Arkansas football is 67 days away, and with the ever-approaching kickoff against Rice on September 4th, people are starting to talk. Experts are expecting a 4-8, 5-7, or 3-9 season for the Hogs, but without an in-depth look at the Razorbacks, those predictions can be rather misleading.
Once again, Arkansas has been given the toughest strength of schedule in the country, but this season there are some games that should account for easy wins for Sam Pittman’s squad.
The only way they will see a successful season, though, is by quality depth. So here are three players that you should be watching out for this coming season.
Trey Knox - WR
Trey Knox is a curious case, but one that should not be overlooked. Knox came in with the stacked 2019 wide receiver class that included phenom Treylon Burks, and in Knox’s first season, he made an immediate impact.
His freshman campaign, he snagged 28 receptions for 385 yards. He also hauled in three touchdown passes from a QB room that was tortured with a lack of consistency, running through eight different starting QBs in two years.
Going into 2020, it seemed like the starting job was locked up by Knox, but he saw his numbers plummet from where they sat in 2019. A big part of that is most likely due to a change in offensive scheme.
Chad Morris’ offense thrived on throwing the ball what felt like 100 times per game, but an offense like Kendal Briles’ relies more on speedy, smaller wide receivers. At 6’5, 207 lbs., Knox is not a smaller wide receiver, and he was passed up for guys like De’Vion Warren and Mike Woods.
He finished the season with seven receptions for 70 yards, with no trips to the endzone. Benched midway through the season due to a lack of production, Knox found himself getting closer and closer to his freshman form towards the end of the season.
Knox has a massive frame, and the size to overpower the defensive backs that are covering him. He can make opposing defenses pay with a well-placed ball.
With the departure of Mike Woods, the door is wide open for Knox to regain his spot in the starting lineup, and if he can get a few deep balls thrown his way, look for Knox to explode on the field this fall.
Myles Slusher - DB
One big thing that we saw from Pittman’s 2020 recruiting class was a heavy presence in the state of Oklahoma. This makes sense, as both he and Defensive Coordinator Barry Odom are from the area.
One of the most impactful recruits in that class is Myles Slusher. A four-star recruit coming out of Broken Arrow High School in Broken Arrow, Oklahoma, Slusher was ranked the number five safety in the nation, and second in the state of Oklahoma by 247Sports. Slusher is coming into his second season looking to make an immediate impact on the field.
As a high school senior, Slusher was a presence for the Broken Arrow Tigers, finishing with 26 tackles, a sack, an interception, and four pass breakups. He chose the Hogs over the likes of Alabama, LSU, Nebraska, and plenty of others.

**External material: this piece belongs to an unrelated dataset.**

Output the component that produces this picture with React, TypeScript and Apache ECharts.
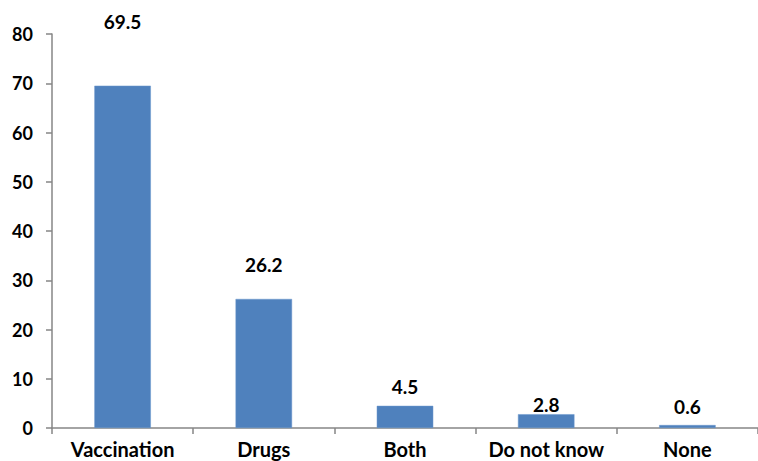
import React, { useEffect, useRef } from "react";
import * as echarts from "echarts";

const categories = ["Vaccination", "Drugs", "Both", "Do not know", "None"];
const values = [69.5, 26.2, 4.5, 2.8, 0.6];
const yTicks = [0, 10, 20, 30, 40, 50, 60, 70, 80];
// distance of each value label above its bar (as in the reference)
const labelDistances = [55, 25, 10, 0, 9];

const FONT = "Lato, 'Open Sans', sans-serif";

export default function App() {
  const ref = useRef<HTMLDivElement>(null);
  useEffect(() => {
    if (!ref.current) return;
    const chart = echarts.init(ref.current, undefined, { renderer: "svg" });
    chart.setOption({
      animation: false,
      backgroundColor: "#ffffff",
      grid: { left: 52, top: 34, height: 394, width: 717.5, containLabel: false },
      xAxis: {
        type: "category",
        data: categories,
        axisLine: { lineStyle: { color: "#868686", width: 1.5 } },
        axisTick: { show: true, length: 6, lineStyle: { color: "#868686", width: 1.5 } },
        axisLabel: {
          color: "#000",
          fontFamily: FONT,
          fontWeight: "bold",
          fontSize: 20,
          lineHeight: 22,
          margin: 10,
          interval: 0,
        },
      },
      yAxis: {
        type: "value",
        min: yTicks[0],
        max: yTicks[yTicks.length - 1],
        interval: 10,
        splitLine: { show: false },
        axisLine: { show: true, lineStyle: { color: "#868686", width: 1.5 } },
        axisTick: { show: true, length: 6, lineStyle: { color: "#868686", width: 1.5 } },
        axisLabel: {
          color: "#000",
          fontFamily: FONT,
          fontWeight: "bold",
          fontSize: 18,
          margin: 19,
        },
      },
      series: [
        {
          type: "bar",
          barWidth: "40%",
          data: values.map((v, i) => ({
            value: v,
            label: { distance: labelDistances[i] },
          })),
          itemStyle: { color: "#4F81BD", borderColor: "#6a96cc", borderWidth: 0.5 },
          label: {
            show: true,
            position: "top",
            color: "#000",
            fontFamily: FONT,
            fontWeight: "bold",
            fontSize: 19,
            formatter: (p: any) => p.value.toFixed(1),
          },
        },
      ],
    });
    return () => chart.dispose();
  }, []);
  return (
    <div
      ref={ref}
      style={{ position: "fixed", left: 0, top: 0, width: 758, height: 461, background: "#fff" }}
    />
  );
}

In the 2020 season, Slusher showed flashes of being an elite-level safety, snagging a team-high two fumbles on the year. One of those recoveries was in the season opener against at-the-time #4 Georgia. His other fumble recovery was also a forced fumble against LSU later in the year.

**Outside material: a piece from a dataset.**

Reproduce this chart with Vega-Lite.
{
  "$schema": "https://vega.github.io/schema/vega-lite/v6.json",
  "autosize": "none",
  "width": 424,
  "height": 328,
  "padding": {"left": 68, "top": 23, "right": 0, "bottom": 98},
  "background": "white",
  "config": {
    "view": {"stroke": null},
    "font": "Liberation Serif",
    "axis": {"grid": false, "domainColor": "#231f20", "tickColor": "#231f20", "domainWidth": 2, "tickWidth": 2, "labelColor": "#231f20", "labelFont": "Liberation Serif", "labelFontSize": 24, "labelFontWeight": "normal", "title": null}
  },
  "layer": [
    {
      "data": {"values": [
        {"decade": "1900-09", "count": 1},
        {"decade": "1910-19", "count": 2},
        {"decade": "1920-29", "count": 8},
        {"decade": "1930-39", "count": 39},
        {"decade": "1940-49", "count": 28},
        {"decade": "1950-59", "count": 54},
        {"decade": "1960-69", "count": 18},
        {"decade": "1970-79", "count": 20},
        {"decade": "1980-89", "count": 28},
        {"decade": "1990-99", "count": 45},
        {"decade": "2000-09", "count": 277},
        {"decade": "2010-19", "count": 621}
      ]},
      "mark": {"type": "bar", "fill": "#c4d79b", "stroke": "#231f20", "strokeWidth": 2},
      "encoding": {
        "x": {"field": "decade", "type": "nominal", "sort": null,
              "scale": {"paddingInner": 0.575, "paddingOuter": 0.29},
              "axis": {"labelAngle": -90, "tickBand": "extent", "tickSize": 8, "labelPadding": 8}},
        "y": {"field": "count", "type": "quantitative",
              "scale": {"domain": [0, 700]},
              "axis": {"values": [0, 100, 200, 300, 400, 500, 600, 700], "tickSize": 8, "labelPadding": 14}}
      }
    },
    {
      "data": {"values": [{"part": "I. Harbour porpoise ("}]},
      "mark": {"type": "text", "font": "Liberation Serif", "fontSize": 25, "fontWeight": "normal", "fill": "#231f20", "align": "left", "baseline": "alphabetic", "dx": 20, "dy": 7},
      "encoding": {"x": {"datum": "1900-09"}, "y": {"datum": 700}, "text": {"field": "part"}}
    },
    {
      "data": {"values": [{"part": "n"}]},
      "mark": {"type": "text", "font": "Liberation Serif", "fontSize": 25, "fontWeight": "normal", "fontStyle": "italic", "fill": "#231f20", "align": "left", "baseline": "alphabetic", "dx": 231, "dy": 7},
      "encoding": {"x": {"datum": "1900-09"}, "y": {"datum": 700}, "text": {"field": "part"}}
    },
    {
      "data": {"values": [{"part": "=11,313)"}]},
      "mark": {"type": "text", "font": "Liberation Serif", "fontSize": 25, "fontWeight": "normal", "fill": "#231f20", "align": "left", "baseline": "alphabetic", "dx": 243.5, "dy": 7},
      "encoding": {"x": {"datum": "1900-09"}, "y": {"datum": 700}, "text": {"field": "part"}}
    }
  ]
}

At 6’0, 196 lbs., Slusher has the speed and size to play with anyone in the SEC, and it helps that he has a guy like Jalen Catalon on the field with him. Catalon will be the guy that most announcers talk about, but make no mistake; Slusher is going to be just as important as anyone else on that Razorback defense.
Special Teams - Entire Unit
Scott Fountain was given the almost impossible task of fixing the special teams in 2020. After not having a coach dedicated to the special teams unit since the Bobby Petrino era, Arkansas needed to find someone willing to recruit at an elite level, while being able to coach one of the more after-thought units on the team.
With COVID protocols keeping traveling rosters small, and contact tracing moving people in and out all season, there seemed to be a lack of consistency in the special teams unit.
Add on top of that the struggles of transfer kicker AJ Reed, who underperformed from what fans expected of him. He was 63.6% on field goals, and 93% on extra points, which landed him 119th and 145th in the nation, respectively.
The special teams unit as a whole is going to need to improve if the Hogs want to take the massive leap forward from year one to year two. With COVID having less of a hold on the season than last year, consistency in the players on special teams shouldn’t be an issue. The scoring, however, will need to pick up.
Field goal kicking seems to have been a huge problem for Arkansas, going all the way back to Bret Bielema. Many times, when called upon to win a game, the field goal unit just doesn’t seem to come through.
Mississippi State in 2015, Ole Miss also in 2015 (a game the Hogs still won, but a field goal would have sealed it), LSU last season, and many others that no Razorback fan wants to relive. When the pressure is on, the kicking has faltered more often than not.
That is the biggest thing to look out for this season. Extra points are necessary, not because they guarantee a win, but because a missed extra point can be the difference between a one-point loss and a tie game going to overtime (look at Arkansas-Alabama in 2014).
Cameron Little and Matt Phillips are going to have their hands full with that task, but if they can keep the mistakes to a minimum, the ship might just turn around.